CSS: I tend to write from about 11.00pm to 1.00am. I keep what a friend of mine calls musicians' hours. I'm not a morning person. Also, there tend to be less demands on my time late in the evening. The phone doesn't ring, etc. If I'm writing non-fiction, putting material together, at a push I can start and stop, but if I'm writing fiction and I'm in the flow I hate interruptions. An opening door, a foot on the stair, and that idea that is going to come to fruition three sentences ahead of where I'm writing evaporates. After all these years I've found after about two hours of creating fiction I'm exhausted. Maybe 1500 words. The following day I re-read it, correct it, rewrite the clumsy bits, clarify the cloudy bits, and that has generally got me back into the current again to start swimming. There are various kick-start techniques, but here isn't the place go into them.



TA: Tell us a little about your non western books.


CSS: One year I wrote two westerns for Hale, but needed to find another genre because paperback publishers wouldn't look at westerns. Being realistic, I knew where my writing strengths lay just as clearly as my weaknesses. Westerns are historical fiction to me, so I decided I should pick another period, in Europe, maybe Napoleonic. Gives plenty of options. French Revolution, armies (I'd been to Waterloo battlefield and left impressed by the little general's achievements), His Britannic Majesty's Navy (Nelson et al) and in the UK... the beginning of the Industrial Revolution (iron & steel, railways, Empire building etc), and smuggling...
    There was a famous smuggler in this area and I went to the library to research (no internet then). I was skimming local history books, and noticed schoolchildren given projects kept asking the librarian for material on our town. There was very little. So I started gathering it. Everything I could find, then checking and stitching it together, one source leading to another, many of them primary. It is extremely interesting, all society and developments therein are interlocking which build up a fabric. One thing affects another. Booms, recessions etc. Even more interesting is information which leads in other directions. I came across an account of the local militia being turned out at Whitby in 1779 because John Paul Jones' ship had been sighted sailing down the east coast. I knew nothing about Jones - I thought he was Led Zeppelin's bass player - but on investigation found the subject of my first non-western historical book which became Scarborough Fair about Jones becoming America's first naval hero. That's how it works sometimes. It was the last thing on my mind.
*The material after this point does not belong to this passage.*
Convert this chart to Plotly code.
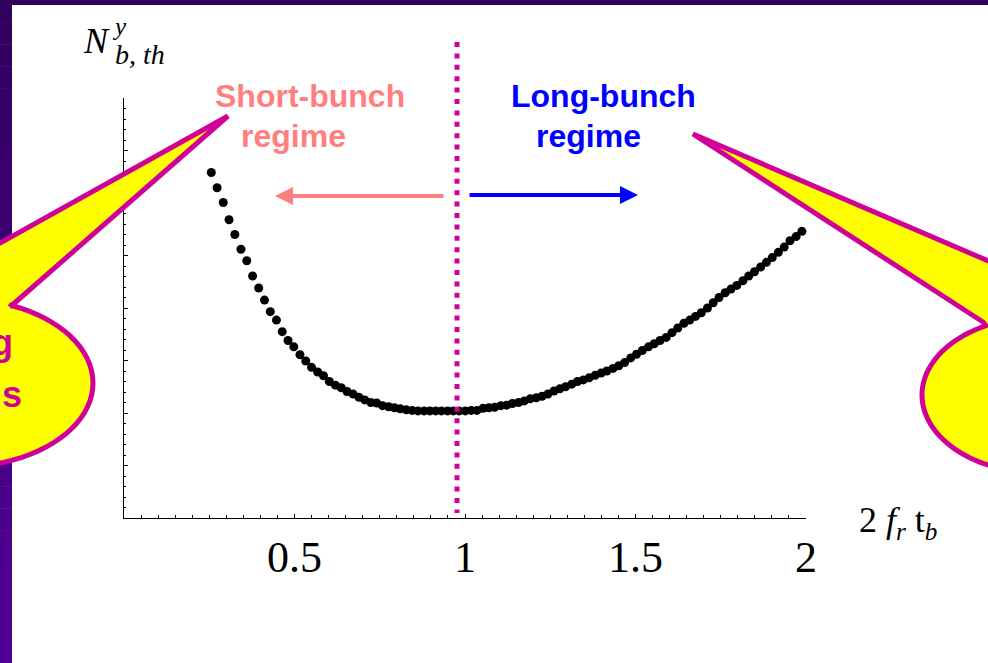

TA: Finally future projects?


CSS: One should always have a future project up one's sleeve. Or three or four, and yes, I have. An unpublished western which is probably the best western I ever wrote. And a few other currently unpublished MSs. I've always tried to vary my output. It keeps me interested. Just because I write westerns doesn't have to mean I only write westerns, does it?


The Tainted Archive thanks Chris for his time and if anyone fancies trying one of his eBooks we can promise a great read. Find a list of Chris's eBooks HERE

3 comments:

David Cranmer said...

Thank you both for this interview.

Chap O'Keefe said...

Lots of sound observations here. The Whitby, Yorkshire, maritime and historical-fiction links put me in mind of Bill Spence who wrote a swag of westerns for Hale before progressing to greater prominence as "Jessica Blair".

Mike Eastwood said...

I have known Chris for approx. three years now. We met through our boating passion. I have read his book 'Scarborough Fair' and was immediately captured by the way he writes. I am currently reading 'Double Mountain' and finding the same with this book. I need a book that captures me in the first few pages and these do it.
The interview was very interesting, I have often wondered what makes a writer tick and this answers a lot of my questions.